THE WITMAN BOYS
In this haunting drama of alienation and loneliness, the Witman brothers are scarred for life by the neglect of their mother. They search for human warmth and meaning in their lives, but they search in the wrong places-including the local brothel. They may look innocent on the surface, but ultimately they are driven to despicable deeds. In Hungarian with English subtitles.
The Witman Boys
Review by IFQ Critic Todd Konrad
A fascinating period drama with highly stylized visuals and an emotional punch worthy of Russian literature, The Witman Boys is a welcome discovery for fans of foreign cinema constantly looking in the cracks for challenging movies to watch. Part period piece, part horror, and part sexual psychodrama, the film follows the emotional maturation of a pair of boys who clearly haven’t received enough love in their lives. Transpiring in 1914 Hungary, the Witman family is a seemingly well-to-do family with everything together on the outside but with a seemingly turgid home life.
After what is probably a normally terse dinner, Mr. Witman suffers the unfortunate fate of dying from a heart attack in front of his wife and boys. The boys’, Janos and Erno, rather blank reaction to his passing should clue one in to how much time all three spent together. They are more interested in what will happen to his dead body than whether or not he is in a better place or not. Teenagers with Janos being the elder, the Witman boys live out their days in school and at home, developing a particularly strong interest in biology especially when it comes to dissections. Soon enough their mother accepts the advances of another man and the boys are left to fend for themselves, finding release in unexpected and macabre activities.
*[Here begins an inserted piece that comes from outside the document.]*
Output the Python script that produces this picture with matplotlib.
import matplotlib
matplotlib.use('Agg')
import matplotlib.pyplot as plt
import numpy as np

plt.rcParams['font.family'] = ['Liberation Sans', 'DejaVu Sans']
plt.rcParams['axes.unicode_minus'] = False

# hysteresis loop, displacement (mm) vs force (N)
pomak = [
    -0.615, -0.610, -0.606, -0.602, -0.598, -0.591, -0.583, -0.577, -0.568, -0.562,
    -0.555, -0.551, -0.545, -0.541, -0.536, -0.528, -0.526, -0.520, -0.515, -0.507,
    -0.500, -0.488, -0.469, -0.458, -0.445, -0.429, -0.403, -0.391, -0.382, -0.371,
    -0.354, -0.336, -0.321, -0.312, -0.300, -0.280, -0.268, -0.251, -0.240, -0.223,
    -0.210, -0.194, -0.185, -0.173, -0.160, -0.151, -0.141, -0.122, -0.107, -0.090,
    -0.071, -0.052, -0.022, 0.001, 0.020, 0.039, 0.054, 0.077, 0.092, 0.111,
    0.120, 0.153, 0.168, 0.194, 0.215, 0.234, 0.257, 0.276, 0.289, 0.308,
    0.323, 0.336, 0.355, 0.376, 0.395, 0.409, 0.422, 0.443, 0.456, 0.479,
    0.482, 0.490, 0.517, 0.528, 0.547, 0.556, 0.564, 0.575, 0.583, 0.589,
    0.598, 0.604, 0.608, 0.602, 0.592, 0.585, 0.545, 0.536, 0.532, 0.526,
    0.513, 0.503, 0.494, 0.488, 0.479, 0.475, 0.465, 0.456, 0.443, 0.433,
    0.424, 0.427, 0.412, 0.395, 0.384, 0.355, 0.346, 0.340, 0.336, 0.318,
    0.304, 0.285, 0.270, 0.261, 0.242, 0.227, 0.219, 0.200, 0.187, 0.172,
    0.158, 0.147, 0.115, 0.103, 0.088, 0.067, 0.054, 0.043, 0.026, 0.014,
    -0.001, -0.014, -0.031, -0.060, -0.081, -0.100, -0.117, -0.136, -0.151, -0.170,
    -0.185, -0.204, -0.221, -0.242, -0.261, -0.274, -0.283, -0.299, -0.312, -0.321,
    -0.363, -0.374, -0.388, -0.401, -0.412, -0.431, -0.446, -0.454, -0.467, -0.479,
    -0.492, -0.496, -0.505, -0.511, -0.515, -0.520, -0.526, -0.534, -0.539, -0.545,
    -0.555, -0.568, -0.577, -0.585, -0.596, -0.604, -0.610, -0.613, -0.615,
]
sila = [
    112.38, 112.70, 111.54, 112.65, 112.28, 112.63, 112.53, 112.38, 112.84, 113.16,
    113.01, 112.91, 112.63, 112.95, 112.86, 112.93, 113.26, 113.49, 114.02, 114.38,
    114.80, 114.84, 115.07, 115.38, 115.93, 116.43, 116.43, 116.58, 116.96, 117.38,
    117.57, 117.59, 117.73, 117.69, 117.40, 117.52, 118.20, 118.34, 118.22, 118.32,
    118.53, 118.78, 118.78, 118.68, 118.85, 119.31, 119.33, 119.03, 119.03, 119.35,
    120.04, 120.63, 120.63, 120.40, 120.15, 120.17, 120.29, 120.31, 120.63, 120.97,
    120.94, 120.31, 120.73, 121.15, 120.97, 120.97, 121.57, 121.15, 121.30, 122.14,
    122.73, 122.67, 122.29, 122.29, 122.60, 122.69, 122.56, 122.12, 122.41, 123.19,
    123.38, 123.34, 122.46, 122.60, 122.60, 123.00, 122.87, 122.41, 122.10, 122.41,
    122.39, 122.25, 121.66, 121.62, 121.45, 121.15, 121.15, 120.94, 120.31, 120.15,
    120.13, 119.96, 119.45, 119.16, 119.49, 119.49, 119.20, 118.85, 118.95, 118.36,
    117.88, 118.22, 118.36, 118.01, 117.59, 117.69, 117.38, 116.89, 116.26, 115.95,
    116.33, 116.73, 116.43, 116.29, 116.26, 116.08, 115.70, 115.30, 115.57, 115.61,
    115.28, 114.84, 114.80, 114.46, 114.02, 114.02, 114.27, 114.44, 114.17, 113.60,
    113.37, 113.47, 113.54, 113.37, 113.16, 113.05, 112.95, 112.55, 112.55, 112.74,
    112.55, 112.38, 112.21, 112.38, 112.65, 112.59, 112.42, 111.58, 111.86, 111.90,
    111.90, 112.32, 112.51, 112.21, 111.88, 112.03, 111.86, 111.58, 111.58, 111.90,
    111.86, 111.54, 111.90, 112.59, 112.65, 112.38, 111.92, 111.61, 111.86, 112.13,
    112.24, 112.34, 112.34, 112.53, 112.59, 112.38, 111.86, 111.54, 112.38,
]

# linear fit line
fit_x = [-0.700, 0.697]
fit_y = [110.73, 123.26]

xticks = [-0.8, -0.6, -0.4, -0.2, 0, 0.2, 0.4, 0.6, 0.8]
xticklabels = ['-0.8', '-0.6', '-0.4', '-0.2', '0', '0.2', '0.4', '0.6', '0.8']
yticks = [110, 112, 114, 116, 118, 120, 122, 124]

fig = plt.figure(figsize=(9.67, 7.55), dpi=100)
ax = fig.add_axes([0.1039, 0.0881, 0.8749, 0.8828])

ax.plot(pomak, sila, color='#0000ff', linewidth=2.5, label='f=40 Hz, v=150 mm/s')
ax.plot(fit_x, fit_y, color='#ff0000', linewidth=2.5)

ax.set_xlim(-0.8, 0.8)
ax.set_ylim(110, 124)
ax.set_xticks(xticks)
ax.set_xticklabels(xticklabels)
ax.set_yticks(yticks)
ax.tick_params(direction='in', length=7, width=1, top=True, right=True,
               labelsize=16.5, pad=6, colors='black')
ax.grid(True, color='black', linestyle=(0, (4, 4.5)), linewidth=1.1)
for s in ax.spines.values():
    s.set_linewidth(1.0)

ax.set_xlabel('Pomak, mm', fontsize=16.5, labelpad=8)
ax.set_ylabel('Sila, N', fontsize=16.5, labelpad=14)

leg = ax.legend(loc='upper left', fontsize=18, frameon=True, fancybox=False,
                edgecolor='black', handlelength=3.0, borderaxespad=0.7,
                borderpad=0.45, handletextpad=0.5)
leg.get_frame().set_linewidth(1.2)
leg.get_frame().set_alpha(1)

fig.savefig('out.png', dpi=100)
Animals mysteriously begin disappearing from town as both Janos and Erno indulge their ‘scientific’ interests and begin killing and dissecting various victims, likely as a means to come to grips with death in a way that makes sense to them emotionally if not morally correct. In addition, through chance, Janos comes into contact with a prostitute that works out of the local brothel. Feeling genuine warmth for the first time, Janos confuses her sexual advances for emotional intimacy and soon becomes hooked on her as someone to provide the very sort of nurturing denied to him and Erno by their mother. Director Janos Szasz handles these sequences with delicacy as both boys achieve a sort of sexual awakening; beginning to act on their impulses without fully knowing what to do, and using the prostitute as a surrogate mother.
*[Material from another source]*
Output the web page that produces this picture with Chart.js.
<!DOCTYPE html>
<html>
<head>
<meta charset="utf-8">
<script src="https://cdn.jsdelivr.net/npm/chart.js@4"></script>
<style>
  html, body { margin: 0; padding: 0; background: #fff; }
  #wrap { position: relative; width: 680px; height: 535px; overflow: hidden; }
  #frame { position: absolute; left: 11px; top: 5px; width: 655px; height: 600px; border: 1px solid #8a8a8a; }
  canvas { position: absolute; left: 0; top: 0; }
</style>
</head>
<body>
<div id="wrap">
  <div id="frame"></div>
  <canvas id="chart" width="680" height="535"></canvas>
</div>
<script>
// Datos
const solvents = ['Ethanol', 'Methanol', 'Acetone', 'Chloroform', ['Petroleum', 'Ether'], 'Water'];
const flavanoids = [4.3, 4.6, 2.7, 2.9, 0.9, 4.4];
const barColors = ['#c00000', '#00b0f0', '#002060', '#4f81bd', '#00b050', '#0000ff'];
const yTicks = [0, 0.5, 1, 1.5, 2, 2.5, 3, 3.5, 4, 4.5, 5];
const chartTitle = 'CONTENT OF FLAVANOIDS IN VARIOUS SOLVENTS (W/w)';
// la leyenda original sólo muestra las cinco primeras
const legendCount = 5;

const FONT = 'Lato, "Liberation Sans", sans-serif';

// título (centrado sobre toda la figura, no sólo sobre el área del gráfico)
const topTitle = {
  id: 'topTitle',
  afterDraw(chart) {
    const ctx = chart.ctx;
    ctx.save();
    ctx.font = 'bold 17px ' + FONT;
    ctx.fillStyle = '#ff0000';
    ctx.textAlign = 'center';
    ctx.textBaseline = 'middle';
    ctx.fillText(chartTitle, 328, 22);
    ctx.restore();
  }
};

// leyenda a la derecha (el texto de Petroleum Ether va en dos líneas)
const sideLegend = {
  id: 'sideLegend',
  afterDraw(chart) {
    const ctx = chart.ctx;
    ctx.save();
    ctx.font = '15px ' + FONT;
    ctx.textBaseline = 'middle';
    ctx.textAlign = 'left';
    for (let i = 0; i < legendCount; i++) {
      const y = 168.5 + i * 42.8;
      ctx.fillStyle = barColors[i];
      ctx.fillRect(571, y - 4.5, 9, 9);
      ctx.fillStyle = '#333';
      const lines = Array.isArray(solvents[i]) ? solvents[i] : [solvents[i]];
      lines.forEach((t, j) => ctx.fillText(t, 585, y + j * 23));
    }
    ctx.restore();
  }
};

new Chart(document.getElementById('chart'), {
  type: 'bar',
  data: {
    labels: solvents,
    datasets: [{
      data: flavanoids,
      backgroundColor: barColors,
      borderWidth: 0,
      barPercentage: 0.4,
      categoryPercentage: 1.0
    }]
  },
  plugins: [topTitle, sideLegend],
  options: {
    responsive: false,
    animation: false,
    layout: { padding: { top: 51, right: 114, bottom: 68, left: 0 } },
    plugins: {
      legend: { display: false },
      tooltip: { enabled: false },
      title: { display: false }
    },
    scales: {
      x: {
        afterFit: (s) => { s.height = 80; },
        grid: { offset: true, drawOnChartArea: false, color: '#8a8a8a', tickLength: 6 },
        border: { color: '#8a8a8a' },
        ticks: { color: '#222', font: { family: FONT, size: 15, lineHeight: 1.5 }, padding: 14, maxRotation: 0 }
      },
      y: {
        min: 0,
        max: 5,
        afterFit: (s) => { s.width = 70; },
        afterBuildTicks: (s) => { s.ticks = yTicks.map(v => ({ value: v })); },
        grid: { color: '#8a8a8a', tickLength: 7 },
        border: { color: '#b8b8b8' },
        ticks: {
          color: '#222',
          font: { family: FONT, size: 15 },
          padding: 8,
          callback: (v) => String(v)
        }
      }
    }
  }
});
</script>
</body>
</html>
Janos especially hardens as the film progresses, turning from a somewhat disaffected teenager to a defiant personality willing and open to challenge those in his way. It’s odd to watch how both he and his younger brother develop a sort of shared sociopathic mindset, as though we are watching a pair of Hannibal Lectors or Ted Bundys develop before our very eyes. The convergence of the brothers’ disaffection for their mother, their deep if misplaced love for their prostitute, and the growing interest in vivisection at any means leads to a tragic if not entirely shocking denouement.